**SET EXERCISE**
In the listing below, pick out lines with "this".

** Begin LISTED RECORDS **

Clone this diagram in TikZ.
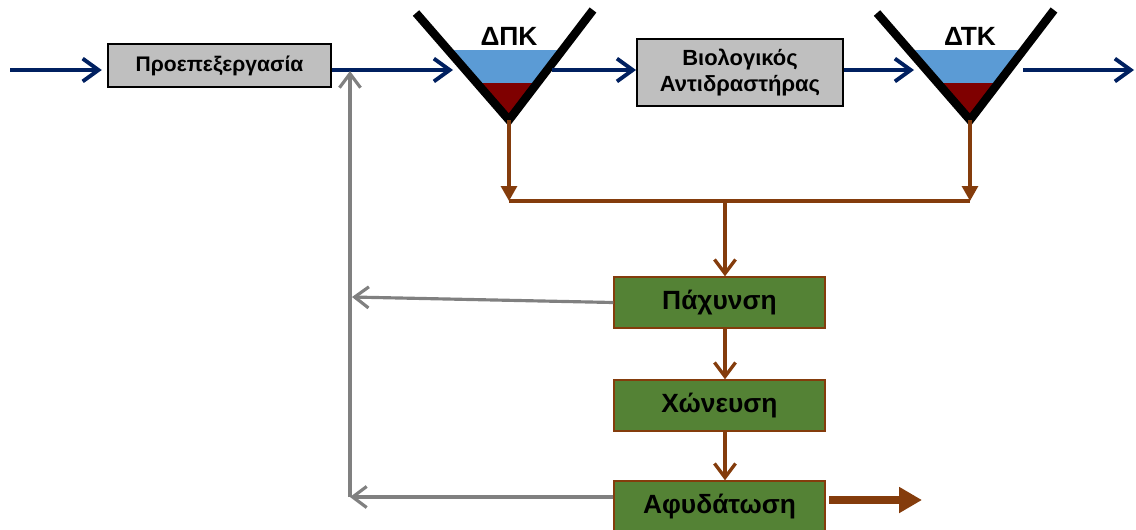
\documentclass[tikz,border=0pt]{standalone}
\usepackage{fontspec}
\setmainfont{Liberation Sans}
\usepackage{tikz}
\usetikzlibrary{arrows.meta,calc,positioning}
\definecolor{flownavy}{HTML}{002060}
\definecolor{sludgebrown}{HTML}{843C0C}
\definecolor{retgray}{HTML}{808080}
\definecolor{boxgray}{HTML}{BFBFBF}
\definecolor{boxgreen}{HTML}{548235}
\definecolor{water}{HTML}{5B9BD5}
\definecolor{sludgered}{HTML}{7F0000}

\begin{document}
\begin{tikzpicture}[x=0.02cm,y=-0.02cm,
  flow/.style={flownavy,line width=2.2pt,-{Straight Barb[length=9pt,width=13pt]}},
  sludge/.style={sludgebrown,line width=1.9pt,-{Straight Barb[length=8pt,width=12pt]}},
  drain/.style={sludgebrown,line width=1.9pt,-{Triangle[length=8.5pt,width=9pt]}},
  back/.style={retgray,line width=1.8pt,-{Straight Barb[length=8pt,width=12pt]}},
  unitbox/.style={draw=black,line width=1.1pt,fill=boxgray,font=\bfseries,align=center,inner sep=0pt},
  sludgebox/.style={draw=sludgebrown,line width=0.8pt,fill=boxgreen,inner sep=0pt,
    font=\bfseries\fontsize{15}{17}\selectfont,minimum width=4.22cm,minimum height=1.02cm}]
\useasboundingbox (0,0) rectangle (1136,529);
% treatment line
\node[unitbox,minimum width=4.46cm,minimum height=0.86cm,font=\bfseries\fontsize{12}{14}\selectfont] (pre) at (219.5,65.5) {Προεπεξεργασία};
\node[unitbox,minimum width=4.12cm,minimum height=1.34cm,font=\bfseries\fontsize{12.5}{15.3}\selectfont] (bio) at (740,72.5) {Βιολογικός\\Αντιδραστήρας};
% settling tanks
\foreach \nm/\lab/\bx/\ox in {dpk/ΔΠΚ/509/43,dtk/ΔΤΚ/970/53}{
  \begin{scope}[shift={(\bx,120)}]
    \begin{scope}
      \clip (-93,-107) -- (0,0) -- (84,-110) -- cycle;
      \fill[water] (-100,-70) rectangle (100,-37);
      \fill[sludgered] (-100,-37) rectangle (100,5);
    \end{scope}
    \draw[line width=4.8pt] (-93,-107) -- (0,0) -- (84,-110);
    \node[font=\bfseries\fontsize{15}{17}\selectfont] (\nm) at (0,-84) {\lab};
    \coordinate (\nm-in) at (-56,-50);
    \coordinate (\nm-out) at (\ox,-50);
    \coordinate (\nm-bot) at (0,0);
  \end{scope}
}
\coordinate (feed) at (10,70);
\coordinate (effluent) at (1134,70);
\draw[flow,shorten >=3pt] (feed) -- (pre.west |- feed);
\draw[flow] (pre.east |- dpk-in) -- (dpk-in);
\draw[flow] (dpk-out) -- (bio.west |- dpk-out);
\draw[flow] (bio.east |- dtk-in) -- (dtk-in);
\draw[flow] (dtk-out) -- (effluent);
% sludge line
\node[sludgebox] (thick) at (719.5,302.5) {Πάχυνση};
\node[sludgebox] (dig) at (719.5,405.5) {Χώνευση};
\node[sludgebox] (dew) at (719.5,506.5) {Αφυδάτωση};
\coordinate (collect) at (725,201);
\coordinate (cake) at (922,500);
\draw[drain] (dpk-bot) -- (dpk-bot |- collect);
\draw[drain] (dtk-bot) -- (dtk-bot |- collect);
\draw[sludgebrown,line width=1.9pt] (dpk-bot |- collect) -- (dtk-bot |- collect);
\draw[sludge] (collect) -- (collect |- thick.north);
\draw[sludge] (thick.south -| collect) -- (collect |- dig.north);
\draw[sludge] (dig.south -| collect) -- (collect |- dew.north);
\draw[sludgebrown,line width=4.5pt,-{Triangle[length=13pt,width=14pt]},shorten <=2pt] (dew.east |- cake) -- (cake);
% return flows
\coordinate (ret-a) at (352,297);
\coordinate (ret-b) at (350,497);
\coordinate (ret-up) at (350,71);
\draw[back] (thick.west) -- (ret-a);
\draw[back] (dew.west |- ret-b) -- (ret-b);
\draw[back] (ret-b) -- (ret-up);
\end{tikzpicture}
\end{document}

** End LISTED RECORDS **
** Begin LISTED RECORDS **

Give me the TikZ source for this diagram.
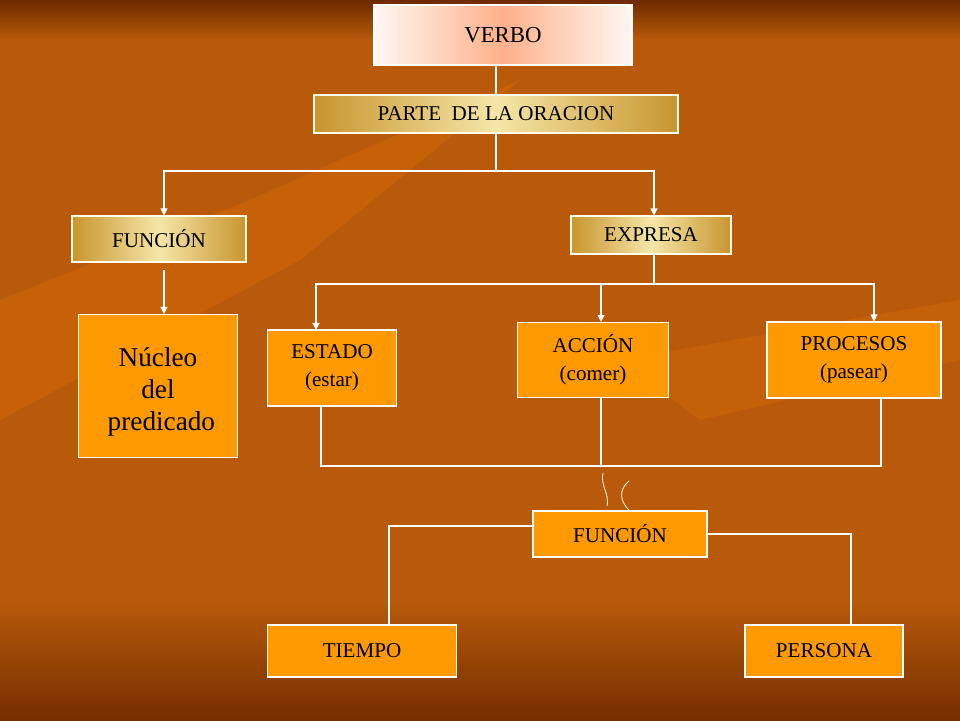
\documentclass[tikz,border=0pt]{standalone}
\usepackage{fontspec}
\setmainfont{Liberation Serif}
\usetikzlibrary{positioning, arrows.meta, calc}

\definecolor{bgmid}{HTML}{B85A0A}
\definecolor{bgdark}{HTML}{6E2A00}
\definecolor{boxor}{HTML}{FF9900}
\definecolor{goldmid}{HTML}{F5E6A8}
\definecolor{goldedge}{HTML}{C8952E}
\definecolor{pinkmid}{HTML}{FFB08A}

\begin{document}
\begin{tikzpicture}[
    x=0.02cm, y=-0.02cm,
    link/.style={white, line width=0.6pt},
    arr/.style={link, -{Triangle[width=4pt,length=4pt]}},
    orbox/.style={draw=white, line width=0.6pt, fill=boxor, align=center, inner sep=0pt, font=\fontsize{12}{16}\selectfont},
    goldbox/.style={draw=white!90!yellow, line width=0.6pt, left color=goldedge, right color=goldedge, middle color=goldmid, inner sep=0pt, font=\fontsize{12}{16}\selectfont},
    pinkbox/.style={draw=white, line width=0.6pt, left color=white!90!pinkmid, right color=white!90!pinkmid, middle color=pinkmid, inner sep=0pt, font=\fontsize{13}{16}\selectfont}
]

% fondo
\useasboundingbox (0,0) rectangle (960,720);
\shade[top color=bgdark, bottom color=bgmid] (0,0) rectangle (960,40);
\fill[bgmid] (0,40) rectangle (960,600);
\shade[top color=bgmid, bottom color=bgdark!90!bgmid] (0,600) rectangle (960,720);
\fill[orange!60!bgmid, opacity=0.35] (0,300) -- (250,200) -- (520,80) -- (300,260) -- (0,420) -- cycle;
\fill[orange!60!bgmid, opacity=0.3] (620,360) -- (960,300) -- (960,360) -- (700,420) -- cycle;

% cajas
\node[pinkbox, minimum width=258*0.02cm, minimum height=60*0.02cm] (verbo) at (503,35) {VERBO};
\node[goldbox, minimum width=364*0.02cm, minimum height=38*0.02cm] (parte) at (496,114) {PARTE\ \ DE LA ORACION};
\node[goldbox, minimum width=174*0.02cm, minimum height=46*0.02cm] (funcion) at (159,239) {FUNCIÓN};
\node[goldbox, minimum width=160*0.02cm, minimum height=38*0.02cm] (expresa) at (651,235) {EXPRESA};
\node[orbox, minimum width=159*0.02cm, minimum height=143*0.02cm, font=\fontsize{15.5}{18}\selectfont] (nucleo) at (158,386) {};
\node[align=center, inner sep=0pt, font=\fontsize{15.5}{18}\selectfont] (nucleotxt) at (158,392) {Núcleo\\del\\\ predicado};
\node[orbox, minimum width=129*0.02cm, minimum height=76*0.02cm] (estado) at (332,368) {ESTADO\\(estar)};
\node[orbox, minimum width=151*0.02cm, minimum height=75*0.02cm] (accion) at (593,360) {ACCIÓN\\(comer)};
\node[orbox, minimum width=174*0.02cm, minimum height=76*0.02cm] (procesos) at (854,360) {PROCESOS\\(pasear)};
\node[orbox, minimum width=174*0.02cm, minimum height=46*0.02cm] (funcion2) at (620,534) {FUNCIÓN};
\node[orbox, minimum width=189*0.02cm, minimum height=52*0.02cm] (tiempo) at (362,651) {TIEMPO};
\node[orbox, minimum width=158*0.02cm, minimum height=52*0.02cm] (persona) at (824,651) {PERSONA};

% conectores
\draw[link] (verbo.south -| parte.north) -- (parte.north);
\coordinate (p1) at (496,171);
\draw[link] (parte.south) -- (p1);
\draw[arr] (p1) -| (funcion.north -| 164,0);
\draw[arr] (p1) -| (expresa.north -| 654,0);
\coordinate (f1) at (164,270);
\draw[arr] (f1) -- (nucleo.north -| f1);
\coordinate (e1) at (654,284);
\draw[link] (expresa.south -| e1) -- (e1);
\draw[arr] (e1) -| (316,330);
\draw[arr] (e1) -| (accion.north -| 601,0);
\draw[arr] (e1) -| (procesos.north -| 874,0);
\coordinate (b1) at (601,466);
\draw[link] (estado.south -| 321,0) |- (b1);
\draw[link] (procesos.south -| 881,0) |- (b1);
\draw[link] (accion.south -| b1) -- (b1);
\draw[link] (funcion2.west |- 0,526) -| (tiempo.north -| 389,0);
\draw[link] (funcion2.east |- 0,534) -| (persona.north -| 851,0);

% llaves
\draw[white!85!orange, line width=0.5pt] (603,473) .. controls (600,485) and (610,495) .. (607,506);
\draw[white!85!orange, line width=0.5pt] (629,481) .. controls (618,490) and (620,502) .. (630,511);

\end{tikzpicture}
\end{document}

** End LISTED RECORDS **

**RESULT**
Clone this diagram in TikZ.
Give me the TikZ source for this diagram.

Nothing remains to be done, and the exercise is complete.